I shoveled and sifted three and a half big containers of lovely, lovely black gold out of my compost bins. G had to bag the grass clippings when he finally got to cut the grass today and I wanted to layer the fresh grass with the uncomposted stuff so I had to get moving. All the veg got a few handfuls of compost. And I shook the container over the chard and kale giving them a good sprinkle also.
Really, I can't describe how lovely that compost felt. Light, fluffy and rich in minerals and microbes and worms. The second compost bin now has the uncomposted stuff from bin one, mixed with fresh grass and the siftings of the compost. Sticks, rocks, and one coffee spoon. I was hoping the lost fork was in there, but no such luck. We take all that stinking, rotten veg, coffee and other stuff and let it sit in the bin with yard clippings and "stuff" and we get this earthy, clean, good smelling compost. It's a miracle. And it's been a good, long time since I sifted compost. Like two years.
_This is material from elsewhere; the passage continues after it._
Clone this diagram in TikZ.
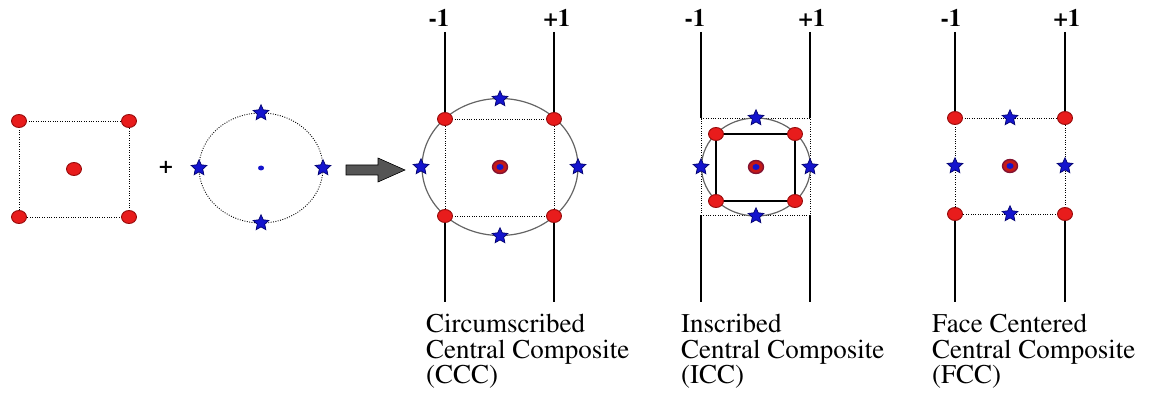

G and I fill the little yellow compost pail once or twice a week depending on how much veg we peel and eat. Potato peels, apple peels. lettuce cores and bad leaves, banana peels, daily coffee grounds, spent flowers (usually roses), and I should remember to pour yogurt whey in the bucket. If we ate real eggs, there would be egg shells. We eat Egg beaters. I also pour the crumbs at the bottom of my cereal box into the compost container. I add used kleenex, paper towels, shredded junk mail, tea bags. Thin cardboard can also go in if you tear it into little pieces. It's all good. I'd love to convert everyone of you to making a compost bin and filling it with stuff you would normally send to the land fill. Maple leaves and grass clippings alone make a fantastic compost over the winter. Adding vegetable scraps and coffee grounds makes it even better. No meat. No fat (grease or oil). And salad doesn't mean leftover tuna salad.
Summer is a wonderful time to start as we are all eating corn on the cob, watermelon, salads, fruit. Making iced tea with 6 to 8 tea bags each time. Lots and lots of "garbage" can be moved directly to the compost pile. And in the fall when you clean up the flower gardens--all the clippings go right into the compost also! But NO weeds.
My household garbage bag contains styrofoam,used plastic bags, meat trimmings, dog hair and lint from the vacuum and we usually put a bag out every three or four weeks.
Clean plastic bags are folded and knotted for use when walking the dog. My recycle container is filled with thin cardboard boxes,cereal boxes (when I don't need them for cutworm collars on new plants) newspaper, yogurt containers, mail, magazines, catalogs, cans and glass jars. I could layer all the newspaper, magazines and catalogs in the garden and let them compost naturally but G doesn't like the way that looks. I had planned to try and layer the newspapers into the compost bins as a trial. I should have done that today. Darn.
G is ready for his ice cream so I'd best sign off and go eat some ice cream (as if I wasn't fat enough already!). Happy Father's Day.